## start DATA EXCERPT

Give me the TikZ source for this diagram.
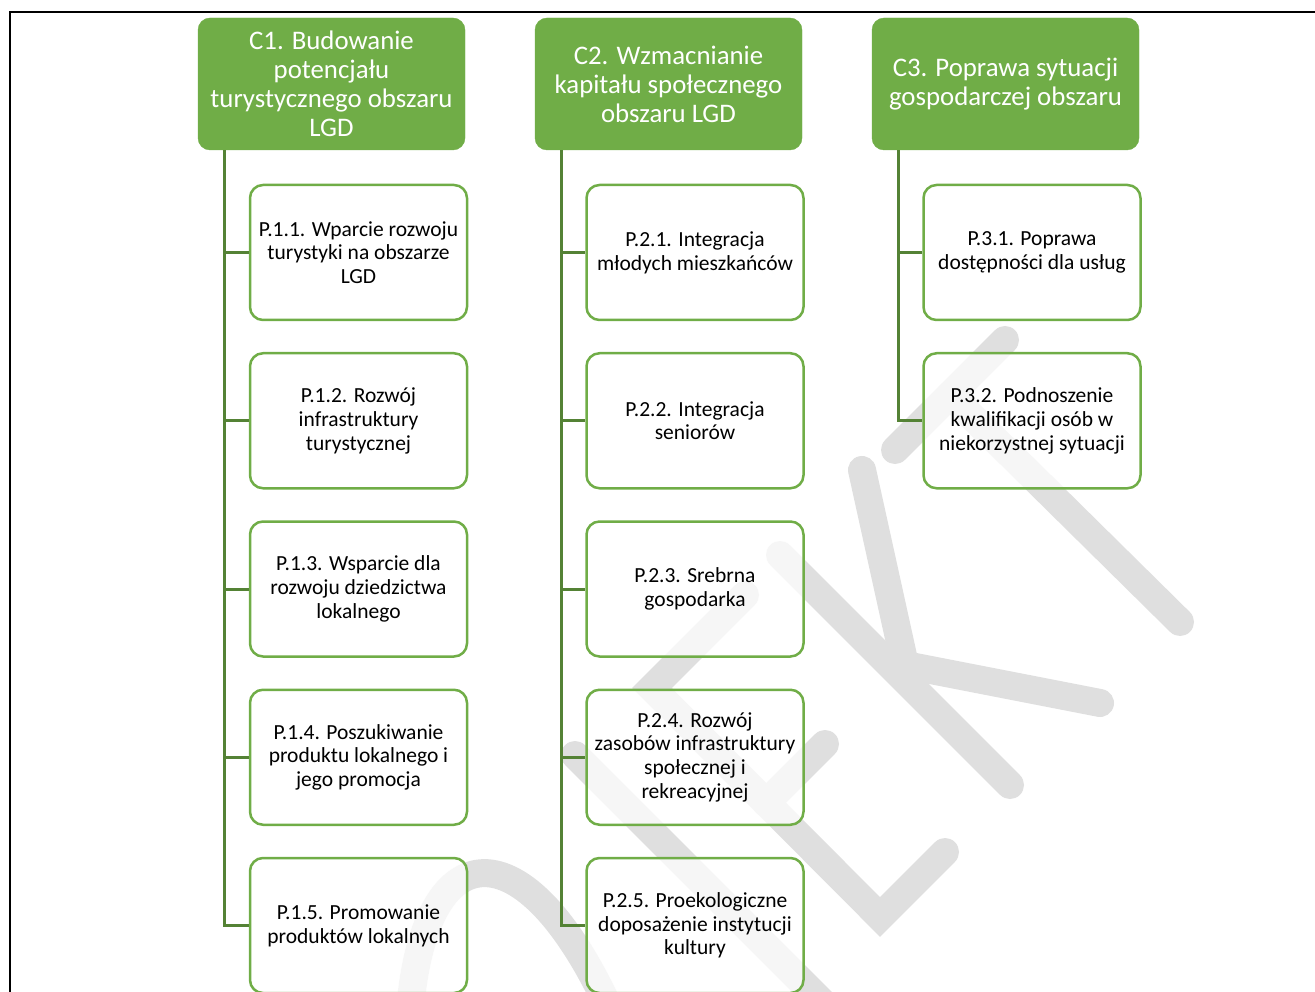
\documentclass[tikz,border=0pt]{standalone}
\usepackage{fontspec}
\setmainfont{Carlito}
\definecolor{hgreen}{RGB}{112,173,71}
\definecolor{cgreen}{RGB}{84,130,53}
\definecolor{wmgray}{RGB}{223,223,223}
\tikzset{
 head/.style={draw=hgreen, fill=hgreen, rounded corners=12pt, minimum width=267pt, minimum height=132pt, inner sep=0pt, align=center, text=white, font=\fontsize{26.8}{29}\selectfont},
 sub/.style={draw=hgreen, line width=2.5pt, fill=white, fill opacity=0.75, text opacity=1, rounded corners=13pt, minimum width=217pt, minimum height=135pt, inner sep=0pt, align=center, text=black, font=\fontsize{21.5}{23.7}\selectfont},
 conn/.style={draw=cgreen, line width=3pt},
 wm/.style={draw=wmgray, line width=28pt, line cap=round, line join=miter},
 frameline/.style={draw=black, line width=2pt}
}
\begin{document}
\begin{tikzpicture}[x=1pt,y=-1pt]
\useasboundingbox (0,0) rectangle (1315,992);
% watermark
\begin{scope}
\clip (0,0) rectangle (1315,992);
\draw[wm] (410,1010) .. controls (425,830) and (525,825) .. (610,1010);
\draw[wm] (575,755) -- (830,1010);
\draw[wm] (745,595) -- (652,688) -- (880,917) -- (945,852);
\draw[wm] (766,803) -- (825,744);
\draw[wm] (780,555) -- (1010,785);
\draw[wm] (862,470) -- (905,665) -- (1100,703);
\draw[wm] (895,450) -- (1005,340);
\draw[wm] (950,395) -- (1180,622);
\end{scope}
% frame
\draw[frameline] (1315,12) -- (10,12) -- (10,992);
% headers
\node[head] (C1) at (331.5,84) {C1. Budowanie\\potencjału\\turystycznego obszaru\\LGD};
\node[head] (C2) at (668.5,84) {C2. Wzmacnianie\\kapitału społecznego\\obszaru LGD};
\node[head] (C3) at (1005.5,84) {C3. Poprawa sytuacji\\gospodarczej obszaru};
% column 1
\node[sub] (P11) at (358.5,252.5) {P.1.1. Wparcie rozwoju\\turystyki na obszarze\\LGD};
\node[sub] (P12) at (358.5,420.75) {P.1.2. Rozwój\\infrastruktury\\turystycznej};
\node[sub] (P13) at (358.5,589) {P.1.3. Wsparcie dla\\rozwoju dziedzictwa\\lokalnego};
\node[sub] (P14) at (358.5,757.25) {P.1.4. Poszukiwanie\\produktu lokalnego i\\jego promocja};
\node[sub] (P15) at (358.5,925.5) {P.1.5. Promowanie\\produktów lokalnych};
% column 2
\node[sub] (P21) at (695,252.5) {P.2.1. Integracja\\młodych mieszkańców};
\node[sub] (P22) at (695,420.75) {P.2.2. Integracja\\seniorów};
\node[sub] (P23) at (695,589) {P.2.3. Srebrna\\gospodarka};
\node[sub] (P24) at (695,757.25) {P.2.4. Rozwój\\zasobów infrastruktury\\społecznej i\\rekreacyjnej};
\node[sub] (P25) at (695,925.5) {P.2.5. Proekologiczne\\doposażenie instytucji\\kultury};
% column 3
\node[sub] (P31) at (1032,252.5) {P.3.1. Poprawa\\dostępności dla usług};
\node[sub] (P32) at (1032,420.75) {P.3.2. Podnoszenie\\kwalifikacji osób w\\niekorzystnej sytuacji};
% connectors
\coordinate (v1) at (224,150);
\coordinate (v2) at (561,150);
\coordinate (v3) at (898,150);
\draw[conn] (v1 |- C1.south) -- (v1 |- P15.west) -- (P15.west);
\foreach \n in {P11,P12,P13,P14} \draw[conn] (v1 |- \n.west) -- (\n.west);
\draw[conn] (v2 |- C2.south) -- (v2 |- P25.west) -- (P25.west);
\foreach \n in {P21,P22,P23,P24} \draw[conn] (v2 |- \n.west) -- (\n.west);
\draw[conn] (v3 |- C3.south) -- (v3 |- P32.west) -- (P32.west);
\draw[conn] (v3 |- P31.west) -- (P31.west);
\end{tikzpicture}
\end{document}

## end DATA EXCERPT

Without including any picture, repeat the data exactly.

Give me the TikZ source for this diagram.
\documentclass[tikz,border=0pt]{standalone}
\usepackage{fontspec}
\setmainfont{Carlito}
\definecolor{hgreen}{RGB}{112,173,71}
\definecolor{cgreen}{RGB}{84,130,53}
\definecolor{wmgray}{RGB}{223,223,223}
\tikzset{
 head/.style={draw=hgreen, fill=hgreen, rounded corners=12pt, minimum width=267pt, minimum height=132pt, inner sep=0pt, align=center, text=white, font=\fontsize{26.8}{29}\selectfont},
 sub/.style={draw=hgreen, line width=2.5pt, fill=white, fill opacity=0.75, text opacity=1, rounded corners=13pt, minimum width=217pt, minimum height=135pt, inner sep=0pt, align=center, text=black, font=\fontsize{21.5}{23.7}\selectfont},
 conn/.style={draw=cgreen, line width=3pt},
 wm/.style={draw=wmgray, line width=28pt, line cap=round, line join=miter},
 frameline/.style={draw=black, line width=2pt}
}
\begin{document}
\begin{tikzpicture}[x=1pt,y=-1pt]
\useasboundingbox (0,0) rectangle (1315,992);
% watermark
\begin{scope}
\clip (0,0) rectangle (1315,992);
\draw[wm] (410,1010) .. controls (425,830) and (525,825) .. (610,1010);
\draw[wm] (575,755) -- (830,1010);
\draw[wm] (745,595) -- (652,688) -- (880,917) -- (945,852);
\draw[wm] (766,803) -- (825,744);
\draw[wm] (780,555) -- (1010,785);
\draw[wm] (862,470) -- (905,665) -- (1100,703);
\draw[wm] (895,450) -- (1005,340);
\draw[wm] (950,395) -- (1180,622);
\end{scope}
% frame
\draw[frameline] (1315,12) -- (10,12) -- (10,992);
% headers
\node[head] (C1) at (331.5,84) {C1. Budowanie\\potencjału\\turystycznego obszaru\\LGD};
\node[head] (C2) at (668.5,84) {C2. Wzmacnianie\\kapitału społecznego\\obszaru LGD};
\node[head] (C3) at (1005.5,84) {C3. Poprawa sytuacji\\gospodarczej obszaru};
% column 1
\node[sub] (P11) at (358.5,252.5) {P.1.1. Wparcie rozwoju\\turystyki na obszarze\\LGD};
\node[sub] (P12) at (358.5,420.75) {P.1.2. Rozwój\\infrastruktury\\turystycznej};
\node[sub] (P13) at (358.5,589) {P.1.3. Wsparcie dla\\rozwoju dziedzictwa\\lokalnego};
\node[sub] (P14) at (358.5,757.25) {P.1.4. Poszukiwanie\\produktu lokalnego i\\jego promocja};
\node[sub] (P15) at (358.5,925.5) {P.1.5. Promowanie\\produktów lokalnych};
% column 2
\node[sub] (P21) at (695,252.5) {P.2.1. Integracja\\młodych mieszkańców};
\node[sub] (P22) at (695,420.75) {P.2.2. Integracja\\seniorów};
\node[sub] (P23) at (695,589) {P.2.3. Srebrna\\gospodarka};
\node[sub] (P24) at (695,757.25) {P.2.4. Rozwój\\zasobów infrastruktury\\społecznej i\\rekreacyjnej};
\node[sub] (P25) at (695,925.5) {P.2.5. Proekologiczne\\doposażenie instytucji\\kultury};
% column 3
\node[sub] (P31) at (1032,252.5) {P.3.1. Poprawa\\dostępności dla usług};
\node[sub] (P32) at (1032,420.75) {P.3.2. Podnoszenie\\kwalifikacji osób w\\niekorzystnej sytuacji};
% connectors
\coordinate (v1) at (224,150);
\coordinate (v2) at (561,150);
\coordinate (v3) at (898,150);
\draw[conn] (v1 |- C1.south) -- (v1 |- P15.west) -- (P15.west);
\foreach \n in {P11,P12,P13,P14} \draw[conn] (v1 |- \n.west) -- (\n.west);
\draw[conn] (v2 |- C2.south) -- (v2 |- P25.west) -- (P25.west);
\foreach \n in {P21,P22,P23,P24} \draw[conn] (v2 |- \n.west) -- (\n.west);
\draw[conn] (v3 |- C3.south) -- (v3 |- P32.west) -- (P32.west);
\draw[conn] (v3 |- P31.west) -- (P31.west);
\end{tikzpicture}
\end{document}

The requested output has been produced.